Monday, April 21, 2014

An Answer: A Simple Email Can Mean the Whole World

When I least expected it, the following email arrived just two weeks before my 31st birthday.  It had been so long since I had sent my request that I had very nearly forgotten I had sent an inquiry for non-identifying information. Its sudden appearance - ONE YEAR LATER - left me shocked and breathless:  
Dear Wild Orchid.
I'm very sorry for my delayed response.
Ever since I've got your e-mail, I found your adoption file and reviewed it.

According to your adoption record, your birth mother was an unmarried single when she relinquished you through Holt.

Your birth mother was a fruit costermonger in Ulsan city when she met your birth father who was a sales man. She and your birth father lived together for several months until you were born. However your birth father drunk often and was (sic) a violent temper so they argued each other a lot.

One day, just a few days after you were born, they argued as well and he left home. Your birth mother had been waiting for him but hadn't come back and more over she couldn't find any one who could help her; she was an unmarried single and it's a real taboo for the Korean society at that times.

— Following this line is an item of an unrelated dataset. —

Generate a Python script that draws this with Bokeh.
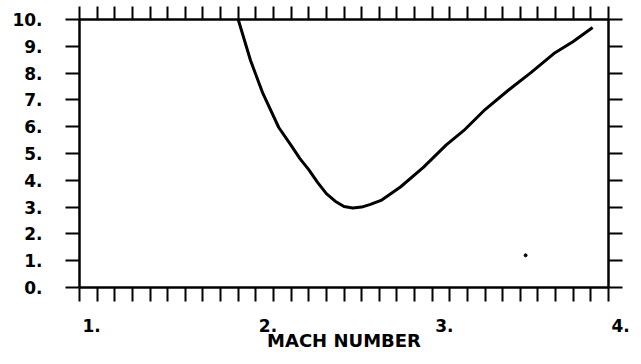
from bokeh.plotting import figure
from bokeh.models import LinearAxis, FixedTicker, Range1d
from bokeh.core.properties import value
from bokeh.embed import file_html
from bokeh.resources import INLINE

# ---- data ----
mach = [1.90, 1.97, 2.04, 2.13, 2.20, 2.25, 2.30, 2.35, 2.40, 2.45, 2.50, 2.55,
        2.60, 2.65, 2.71, 2.82, 2.95, 3.08, 3.18, 3.30, 3.43, 3.56, 3.69, 3.80, 3.91]
ratio = [10.0, 8.47, 7.24, 5.97, 5.30, 4.81, 4.40, 3.92, 3.50, 3.22, 3.02, 2.97,
         3.00, 3.10, 3.25, 3.75, 4.48, 5.32, 5.86, 6.64, 7.35, 8.02, 8.73, 9.18, 9.70]
speck_x = [3.53]
speck_y = [1.2]

x_label_ticks = [1, 2, 3, 4]
x_tick_labels = ["1.", "2.", "3.", "4."]
x_minor_ticks = [round(1 + 0.1 * i, 1) for i in range(31)]
y_ticks = list(range(0, 11))
y_tick_labels = [f"{v}." for v in y_ticks]
x_title = "MACH NUMBER"

FONT = "DejaVu Sans"

p = figure(width=641, height=364, frame_width=529, frame_height=268,
           x_range=Range1d(1, 4), y_range=Range1d(0, 10),
           output_backend="svg", toolbar_location=None,
           x_axis_location=None, y_axis_location=None,
           min_border_left=79, min_border_right=33,
           min_border_top=19, min_border_bottom=77)
p.outline_line_color = None
p.background_fill_color = "white"
p.border_fill_color = "white"
p.xgrid.visible = False
p.ygrid.visible = False


def ticks_only_axis(ticks, out, **kw):
    ax = LinearAxis(ticker=FixedTicker(ticks=[], minor_ticks=ticks), **kw)
    ax.axis_line_color = "black"
    ax.axis_line_width = 2.5
    ax.major_tick_out = out
    ax.major_tick_in = 0
    ax.major_tick_line_color = None
    ax.minor_tick_line_color = "black"
    ax.minor_tick_line_width = 2
    ax.minor_tick_out = out
    ax.minor_tick_in = 0
    ax.major_label_standoff = 0
    return ax


# bottom axis: ticks + title
xb = ticks_only_axis(x_minor_ticks, 14)
xb.axis_label = x_title
xb.axis_label_text_font = FONT
xb.axis_label_text_font_style = "bold"
xb.axis_label_text_font_size = "18px"
xb.axis_label_text_color = "black"
xb.axis_label_standoff = 28
p.add_layout(xb, "below")

# x tick labels, drawn just right of their ticks (as in the reference)
p.text(x=x_label_ticks, y=[-1.4] * len(x_label_ticks), text=x_tick_labels,
       x_offset=3, text_align="left", text_baseline="alphabetic",
       text_font=value(FONT), text_font_style="bold", text_font_size="17px",
       text_color="black", level="overlay")

# top axis: ticks only
xt = ticks_only_axis(x_minor_ticks, 13)
p.add_layout(xt, "above")

# left axis with labels
yl = LinearAxis(ticker=FixedTicker(ticks=y_ticks))
yl.axis_line_color = "black"
yl.axis_line_width = 2.5
yl.major_tick_line_color = "black"
yl.major_tick_line_width = 2
yl.minor_tick_line_color = None
yl.major_tick_in = 0
yl.major_tick_out = 14
yl.major_label_overrides = dict(zip(y_ticks, y_tick_labels))
yl.major_label_text_font = FONT
yl.major_label_text_font_style = "bold"
yl.major_label_text_font_size = "17px"
yl.major_label_text_color = "black"
yl.major_label_standoff = 23
p.add_layout(yl, "left")

# right axis: ticks only
yr = ticks_only_axis(y_ticks, 14)
p.add_layout(yr, "right")

p.line(mach, ratio, line_color="black", line_width=3)
p.scatter(speck_x, speck_y, size=3, color="black")

open("out.html", "w").write(file_html(p, INLINE))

She worried a lot and finally moved to Busan and worked as a housemaid. She stayed there with you but she thought your adoption might be the best way for your better future, so she relinqushied you through Holt. I found that you were not an abandonee but was asked by your birth mother to be adopted.

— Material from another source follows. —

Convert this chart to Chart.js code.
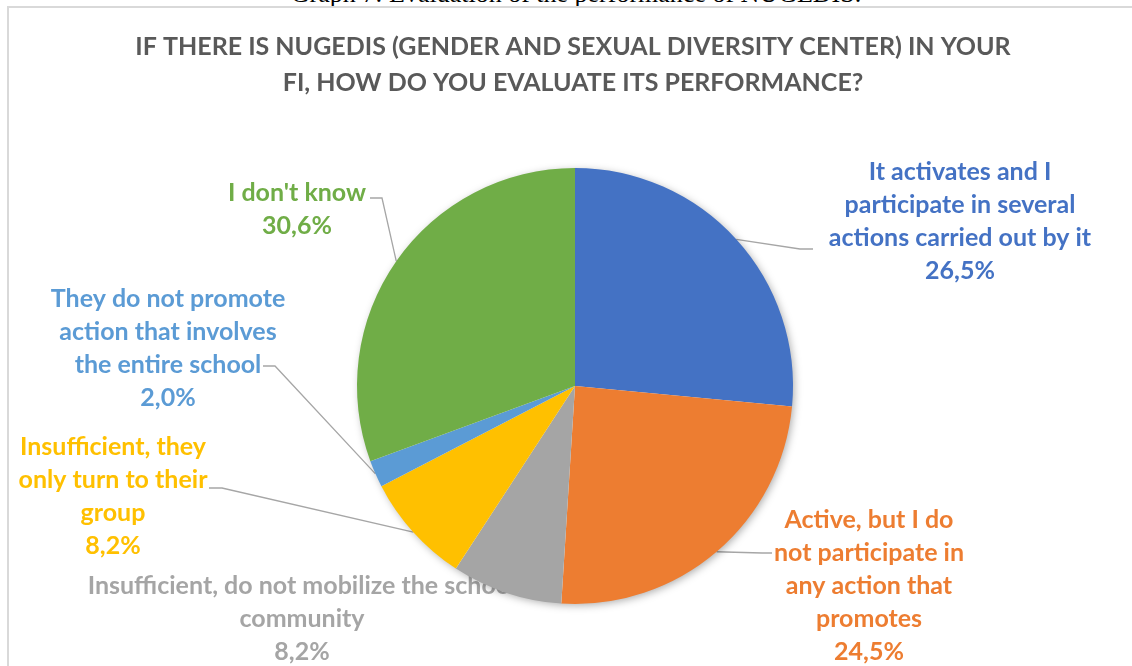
<!DOCTYPE html>
<html>
<head>
<meta charset="utf-8">
<script src="https://cdn.jsdelivr.net/npm/chart.js@4"></script>
<style>
  html, body { margin: 0; padding: 0; background: #fff; overflow: hidden; }
  #wrap { position: relative; width: 1132px; height: 666px; }
  #caption {
    position: absolute; left: 0; width: 1152px; top: -21px; text-align: center;
    font-family: "Liberation Serif", "DejaVu Serif", serif; font-size: 26px; color: #000;
  }
  #frame {
    position: absolute; left: 7px; top: 6px; width: 1140px; height: 700px;
    border: 2px solid #d9d9d9; box-sizing: border-box;
  }
  canvas { position: absolute; left: 0; top: 0; }
</style>
</head>
<body>
<div id="wrap">
  <div id="caption">Graph 7: Evaluation of the performance of NUGEDIS.</div>
  <div id="frame"></div>
  <canvas id="chart-nugedis" width="1132" height="666"></canvas>
</div>
<script>
// ── Data ─────────────────────────────────────────────────────────────
const titleLines = [
  'IF THERE IS NUGEDIS (GENDER AND SEXUAL DIVERSITY CENTER) IN YOUR',
  'FI, HOW DO YOU EVALUATE ITS PERFORMANCE?',
];
const labels = [
  ['It activates and I', 'participate in several', 'actions carried out by it'],
  ['Active, but I do', 'not participate in', 'any action that', 'promotes'],
  ['Insufficient, do not mobilize the school', 'community'],
  ['Insufficient, they', 'only turn to their', 'group'],
  ['They do not promote', 'action that involves', 'the entire school'],
  ["I don't know"],
];
const percentages = [26.5, 24.5, 8.2, 8.2, 2.0, 30.6];
const sliceColors = ['#4472C4', '#ED7D31', '#A5A5A5', '#FFC000', '#5B9BD5', '#70AD47'];

// label placement relative to the pie centre (Excel moved these by hand)
const labelLayout = [
  { dx: 385, dy: -165, leader: [[225, -137], [238, -137]] },
  { dx: 294, dy: 200, leader: [[187, 167], [197, 167]] },
  { dx: -273, dy: 233, leader: null },
  { dx: -462, dy: 110, leader: [[-353, 102], [-366, 102]] },
  { dx: -407, dy: -38, leader: [[-300, -20], [-312, -20]] },
  { dx: -278, dy: -177, leader: [[-193, -188], [-205, -188]] },
];

const FONT = 'Lato, "Open Sans", sans-serif';

const fmtPct = v => v.toFixed(1).replace('.', ',') + '%';

// title, shadow under the pie, outside labels with leader lines
const pieExtras = {
  id: 'pieExtras',
  beforeDatasetsDraw(chart) {
    const ctx = chart.ctx;
    const meta = chart.getDatasetMeta(0);
    const first = meta.data[0];
    if (!first) return;
    const cx = first.x, cy = first.y, r = first.outerRadius;

    ctx.save();
    ctx.textAlign = 'center';
    ctx.textBaseline = 'middle';

    // title (drawn by hand so it is not squeezed into the pie width)
    ctx.font = 'bold 25px ' + FONT;
    ctx.fillStyle = '#595959';
    titleLines.forEach((t, k) => ctx.fillText(t, cx - 2, 47 + k * 36));

    // labels first: the pie overlaps the grey one
    ctx.font = 'bold 25px ' + FONT;
    const lineH = 33;
    meta.data.forEach((arc, i) => {
      const lay = labelLayout[i];
      const lines = labels[i].concat([fmtPct(percentages[i])]);
      const top = cy + lay.dy - (lines.length - 1) * lineH / 2;
      ctx.fillStyle = sliceColors[i];
      lines.forEach((t, k) => ctx.fillText(t, cx + lay.dx, top + k * lineH));

      if (lay.leader) {
        const mid = (arc.startAngle + arc.endAngle) / 2;
        ctx.beginPath();
        ctx.strokeStyle = '#a6a6a6';
        ctx.lineWidth = 1.3;
        ctx.moveTo(cx + Math.cos(mid) * r, cy + Math.sin(mid) * r);
        lay.leader.forEach(p => ctx.lineTo(cx + p[0], cy + p[1]));
        ctx.stroke();
      }
    });
    ctx.restore();

    // soft shadow
    ctx.save();
    ctx.shadowColor = 'rgba(0,0,0,0.35)';
    ctx.shadowBlur = 8;
    ctx.shadowOffsetX = 2;
    ctx.shadowOffsetY = 2;
    ctx.fillStyle = '#ffffff';
    ctx.beginPath();
    ctx.arc(cx, cy, r - 1, 0, Math.PI * 2);
    ctx.fill();
    ctx.restore();
  },
};

document.addEventListener('DOMContentLoaded', function () {
  const el = document.getElementById('chart-nugedis');
  new Chart(el, {
    type: 'pie',
    data: {
      labels: labels.map(l => l.join(' ')),
      datasets: [{
        data: percentages,
        backgroundColor: sliceColors,
        borderWidth: 0,
      }],
    },
    options: {
      responsive: false,
      animation: false,
      layout: { padding: { top: 168, bottom: 62, left: 357, right: 339 } },
      plugins: {
        legend: { display: false },
        tooltip: { enabled: false },
        title: { display: false },
      },
    },
    plugins: [pieExtras],
  });
});
</script>
</body>
</html>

It was written that your birth date was Oct. 21. 1977. 6:30am. Your birth mother's name was Suh, 19 years old, and your birth father's name was Park, 27 years old, so your name was from your birth fathers.

Your birth mother hasn't contacted Holt after she relinquished you through Holt. Therefore, we don't have her current information; actually there's no identifying information about her on your adoption record. However you can send us your letter and some photos then I will keep them in your adoption file until your birth family visits Holt to ask about you.

Please understand my delayed response and if anything you want to know more about your adoption, please contact me at any time.

I will look forward to your letter and photos.

warm regards,
Holt Korea social worker
It was only a few paragraphs long, but for an adoptee like myself, who had never possessed any information regarding my origins beyond the empty paperwork my adoptive parents had been given by Holt, it was as if someone had handed a tremendous piece of my life back.

From beyond the void, my birth parents began to take shape from the mysterious non-entities I had known all my life.  They were no longer ghosts from an inaccessible dimension.  They become instantly Real.  Human.  Flawed.  Visceral. 


Reading about my birth mother's life, the years of childish anger and resentment melted away to the core of my heart where compassion for my biological parents was found.  And finally, from my stunned reverie and silence, came a flood of tears.  


They were tears of gratitude: Gratitude for a partial filling of the emptiness I had grown to live with in my heart; an emptiness that had become a part of me.  At that moment, I was instantly flooded with a sense of fullness and recognition of being human and most importantly, of having been loved from the very beginning.